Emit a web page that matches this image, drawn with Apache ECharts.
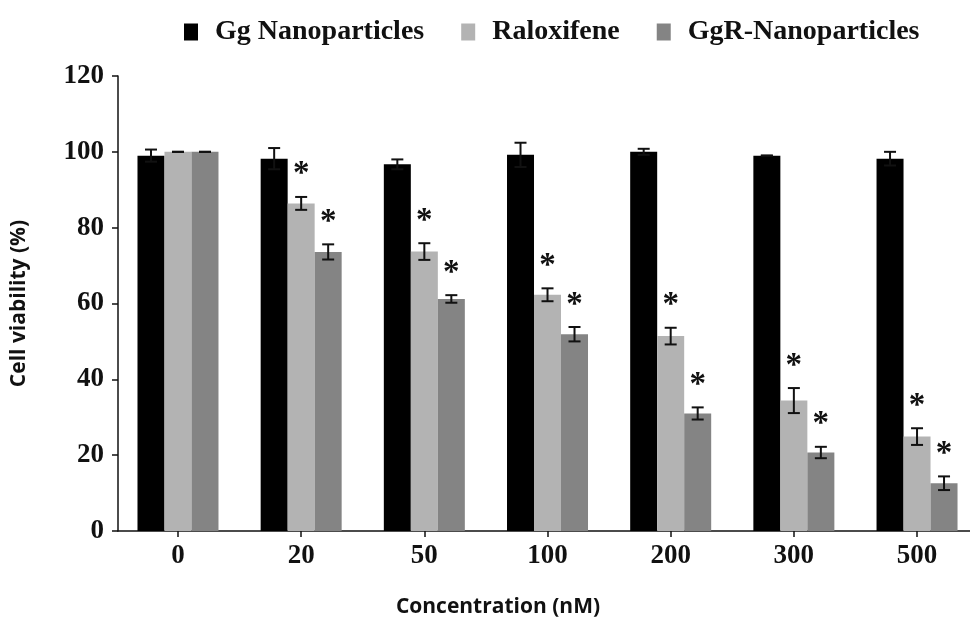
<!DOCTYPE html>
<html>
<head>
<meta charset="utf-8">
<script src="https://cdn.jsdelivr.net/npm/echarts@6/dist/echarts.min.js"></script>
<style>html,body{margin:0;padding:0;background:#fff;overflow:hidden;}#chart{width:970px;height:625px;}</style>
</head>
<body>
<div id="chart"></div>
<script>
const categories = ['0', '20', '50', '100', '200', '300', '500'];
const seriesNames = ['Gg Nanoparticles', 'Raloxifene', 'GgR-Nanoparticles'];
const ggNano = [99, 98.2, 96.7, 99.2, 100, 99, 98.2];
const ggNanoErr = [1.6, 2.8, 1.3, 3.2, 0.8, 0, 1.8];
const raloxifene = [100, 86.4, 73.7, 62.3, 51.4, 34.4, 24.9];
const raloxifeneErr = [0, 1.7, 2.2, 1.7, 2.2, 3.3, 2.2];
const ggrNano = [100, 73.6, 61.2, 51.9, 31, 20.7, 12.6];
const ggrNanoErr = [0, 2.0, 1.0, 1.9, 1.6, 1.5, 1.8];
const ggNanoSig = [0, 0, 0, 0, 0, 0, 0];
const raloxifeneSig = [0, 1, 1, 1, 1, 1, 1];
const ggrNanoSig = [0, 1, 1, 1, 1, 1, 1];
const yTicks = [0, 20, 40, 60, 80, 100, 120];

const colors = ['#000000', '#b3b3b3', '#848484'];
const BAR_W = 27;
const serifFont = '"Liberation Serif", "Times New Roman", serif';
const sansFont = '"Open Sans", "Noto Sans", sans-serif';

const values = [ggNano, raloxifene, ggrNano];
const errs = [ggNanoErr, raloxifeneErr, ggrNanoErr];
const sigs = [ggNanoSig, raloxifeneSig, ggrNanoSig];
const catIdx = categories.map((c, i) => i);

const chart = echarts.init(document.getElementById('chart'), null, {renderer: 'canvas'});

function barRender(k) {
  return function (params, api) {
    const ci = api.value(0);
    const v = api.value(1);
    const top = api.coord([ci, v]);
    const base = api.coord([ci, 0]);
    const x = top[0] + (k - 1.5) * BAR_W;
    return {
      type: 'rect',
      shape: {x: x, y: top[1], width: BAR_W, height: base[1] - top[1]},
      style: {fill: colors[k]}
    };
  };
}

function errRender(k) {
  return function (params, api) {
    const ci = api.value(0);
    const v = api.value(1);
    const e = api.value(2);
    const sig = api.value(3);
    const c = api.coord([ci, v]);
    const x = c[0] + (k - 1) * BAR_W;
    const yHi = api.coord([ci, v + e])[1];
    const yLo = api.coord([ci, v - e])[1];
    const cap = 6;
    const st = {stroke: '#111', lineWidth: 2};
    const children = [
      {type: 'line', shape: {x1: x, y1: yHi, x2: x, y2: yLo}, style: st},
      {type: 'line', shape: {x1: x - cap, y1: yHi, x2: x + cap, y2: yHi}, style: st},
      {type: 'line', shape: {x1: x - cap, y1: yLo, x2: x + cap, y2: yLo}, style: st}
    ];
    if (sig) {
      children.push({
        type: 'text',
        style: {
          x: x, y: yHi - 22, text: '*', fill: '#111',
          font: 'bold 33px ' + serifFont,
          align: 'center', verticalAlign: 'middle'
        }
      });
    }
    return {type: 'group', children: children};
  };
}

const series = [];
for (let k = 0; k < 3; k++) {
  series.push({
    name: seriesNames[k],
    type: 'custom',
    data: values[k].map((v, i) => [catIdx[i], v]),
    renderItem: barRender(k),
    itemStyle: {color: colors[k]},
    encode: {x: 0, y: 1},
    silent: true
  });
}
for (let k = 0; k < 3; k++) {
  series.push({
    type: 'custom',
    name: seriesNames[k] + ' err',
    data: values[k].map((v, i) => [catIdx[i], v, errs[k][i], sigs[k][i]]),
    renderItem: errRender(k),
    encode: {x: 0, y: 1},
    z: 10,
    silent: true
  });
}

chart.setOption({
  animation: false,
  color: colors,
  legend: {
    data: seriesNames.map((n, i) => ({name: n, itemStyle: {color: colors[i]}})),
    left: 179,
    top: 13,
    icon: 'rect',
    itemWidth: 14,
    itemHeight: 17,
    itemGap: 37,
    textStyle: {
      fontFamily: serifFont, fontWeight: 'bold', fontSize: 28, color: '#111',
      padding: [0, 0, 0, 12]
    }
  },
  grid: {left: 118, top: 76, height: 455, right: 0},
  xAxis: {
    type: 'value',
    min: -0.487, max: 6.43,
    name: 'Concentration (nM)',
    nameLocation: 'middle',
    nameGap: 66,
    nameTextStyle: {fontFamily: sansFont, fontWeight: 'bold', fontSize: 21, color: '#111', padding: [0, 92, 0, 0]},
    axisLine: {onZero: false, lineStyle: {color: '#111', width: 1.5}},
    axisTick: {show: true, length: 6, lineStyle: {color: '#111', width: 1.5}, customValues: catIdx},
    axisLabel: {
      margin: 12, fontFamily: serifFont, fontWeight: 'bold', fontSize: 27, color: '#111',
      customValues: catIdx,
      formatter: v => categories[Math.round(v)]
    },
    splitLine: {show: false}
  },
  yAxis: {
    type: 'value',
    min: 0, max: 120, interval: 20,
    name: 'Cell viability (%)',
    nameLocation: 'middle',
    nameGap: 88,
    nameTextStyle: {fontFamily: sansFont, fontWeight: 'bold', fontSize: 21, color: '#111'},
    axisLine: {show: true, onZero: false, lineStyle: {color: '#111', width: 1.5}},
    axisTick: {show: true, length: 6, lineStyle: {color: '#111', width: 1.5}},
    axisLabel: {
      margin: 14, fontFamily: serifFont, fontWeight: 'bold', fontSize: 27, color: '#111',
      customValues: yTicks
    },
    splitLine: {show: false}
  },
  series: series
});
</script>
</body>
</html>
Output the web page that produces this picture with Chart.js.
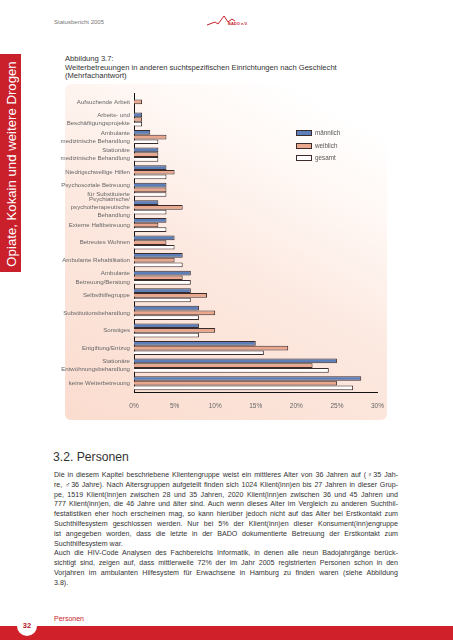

== == ==

_Instructions for the task_.
Every record above must be given again exactly; drop the pictures.

_Reply_.
Emit a web page that matches this image, drawn with Apache ECharts.
<!DOCTYPE html>
<html>
<head>
<meta charset="utf-8">
<script src="https://cdn.jsdelivr.net/npm/echarts@6/dist/echarts.min.js"></script>
<style>html,body{margin:0;padding:0;background:#fff;overflow:hidden;}#chart{width:970px;height:625px;}</style>
</head>
<body>
<div id="chart"></div>
<script>
const categories = ['0', '20', '50', '100', '200', '300', '500'];
const seriesNames = ['Gg Nanoparticles', 'Raloxifene', 'GgR-Nanoparticles'];
const ggNano = [99, 98.2, 96.7, 99.2, 100, 99, 98.2];
const ggNanoErr = [1.6, 2.8, 1.3, 3.2, 0.8, 0, 1.8];
const raloxifene = [100, 86.4, 73.7, 62.3, 51.4, 34.4, 24.9];
const raloxifeneErr = [0, 1.7, 2.2, 1.7, 2.2, 3.3, 2.2];
const ggrNano = [100, 73.6, 61.2, 51.9, 31, 20.7, 12.6];
const ggrNanoErr = [0, 2.0, 1.0, 1.9, 1.6, 1.5, 1.8];
const ggNanoSig = [0, 0, 0, 0, 0, 0, 0];
const raloxifeneSig = [0, 1, 1, 1, 1, 1, 1];
const ggrNanoSig = [0, 1, 1, 1, 1, 1, 1];
const yTicks = [0, 20, 40, 60, 80, 100, 120];

const colors = ['#000000', '#b3b3b3', '#848484'];
const BAR_W = 27;
const serifFont = '"Liberation Serif", "Times New Roman", serif';
const sansFont = '"Open Sans", "Noto Sans", sans-serif';

const values = [ggNano, raloxifene, ggrNano];
const errs = [ggNanoErr, raloxifeneErr, ggrNanoErr];
const sigs = [ggNanoSig, raloxifeneSig, ggrNanoSig];
const catIdx = categories.map((c, i) => i);

const chart = echarts.init(document.getElementById('chart'), null, {renderer: 'canvas'});

function barRender(k) {
  return function (params, api) {
    const ci = api.value(0);
    const v = api.value(1);
    const top = api.coord([ci, v]);
    const base = api.coord([ci, 0]);
    const x = top[0] + (k - 1.5) * BAR_W;
    return {
      type: 'rect',
      shape: {x: x, y: top[1], width: BAR_W, height: base[1] - top[1]},
      style: {fill: colors[k]}
    };
  };
}

function errRender(k) {
  return function (params, api) {
    const ci = api.value(0);
    const v = api.value(1);
    const e = api.value(2);
    const sig = api.value(3);
    const c = api.coord([ci, v]);
    const x = c[0] + (k - 1) * BAR_W;
    const yHi = api.coord([ci, v + e])[1];
    const yLo = api.coord([ci, v - e])[1];
    const cap = 6;
    const st = {stroke: '#111', lineWidth: 2};
    const children = [
      {type: 'line', shape: {x1: x, y1: yHi, x2: x, y2: yLo}, style: st},
      {type: 'line', shape: {x1: x - cap, y1: yHi, x2: x + cap, y2: yHi}, style: st},
      {type: 'line', shape: {x1: x - cap, y1: yLo, x2: x + cap, y2: yLo}, style: st}
    ];
    if (sig) {
      children.push({
        type: 'text',
        style: {
          x: x, y: yHi - 22, text: '*', fill: '#111',
          font: 'bold 33px ' + serifFont,
          align: 'center', verticalAlign: 'middle'
        }
      });
    }
    return {type: 'group', children: children};
  };
}

const series = [];
for (let k = 0; k < 3; k++) {
  series.push({
    name: seriesNames[k],
    type: 'custom',
    data: values[k].map((v, i) => [catIdx[i], v]),
    renderItem: barRender(k),
    itemStyle: {color: colors[k]},
    encode: {x: 0, y: 1},
    silent: true
  });
}
for (let k = 0; k < 3; k++) {
  series.push({
    type: 'custom',
    name: seriesNames[k] + ' err',
    data: values[k].map((v, i) => [catIdx[i], v, errs[k][i], sigs[k][i]]),
    renderItem: errRender(k),
    encode: {x: 0, y: 1},
    z: 10,
    silent: true
  });
}

chart.setOption({
  animation: false,
  color: colors,
  legend: {
    data: seriesNames.map((n, i) => ({name: n, itemStyle: {color: colors[i]}})),
    left: 179,
    top: 13,
    icon: 'rect',
    itemWidth: 14,
    itemHeight: 17,
    itemGap: 37,
    textStyle: {
      fontFamily: serifFont, fontWeight: 'bold', fontSize: 28, color: '#111',
      padding: [0, 0, 0, 12]
    }
  },
  grid: {left: 118, top: 76, height: 455, right: 0},
  xAxis: {
    type: 'value',
    min: -0.487, max: 6.43,
    name: 'Concentration (nM)',
    nameLocation: 'middle',
    nameGap: 66,
    nameTextStyle: {fontFamily: sansFont, fontWeight: 'bold', fontSize: 21, color: '#111', padding: [0, 92, 0, 0]},
    axisLine: {onZero: false, lineStyle: {color: '#111', width: 1.5}},
    axisTick: {show: true, length: 6, lineStyle: {color: '#111', width: 1.5}, customValues: catIdx},
    axisLabel: {
      margin: 12, fontFamily: serifFont, fontWeight: 'bold', fontSize: 27, color: '#111',
      customValues: catIdx,
      formatter: v => categories[Math.round(v)]
    },
    splitLine: {show: false}
  },
  yAxis: {
    type: 'value',
    min: 0, max: 120, interval: 20,
    name: 'Cell viability (%)',
    nameLocation: 'middle',
    nameGap: 88,
    nameTextStyle: {fontFamily: sansFont, fontWeight: 'bold', fontSize: 21, color: '#111'},
    axisLine: {show: true, onZero: false, lineStyle: {color: '#111', width: 1.5}},
    axisTick: {show: true, length: 6, lineStyle: {color: '#111', width: 1.5}},
    axisLabel: {
      margin: 14, fontFamily: serifFont, fontWeight: 'bold', fontSize: 27, color: '#111',
      customValues: yTicks
    },
    splitLine: {show: false}
  },
  series: series
});
</script>
</body>
</html>
Output the web page that produces this picture with Chart.js.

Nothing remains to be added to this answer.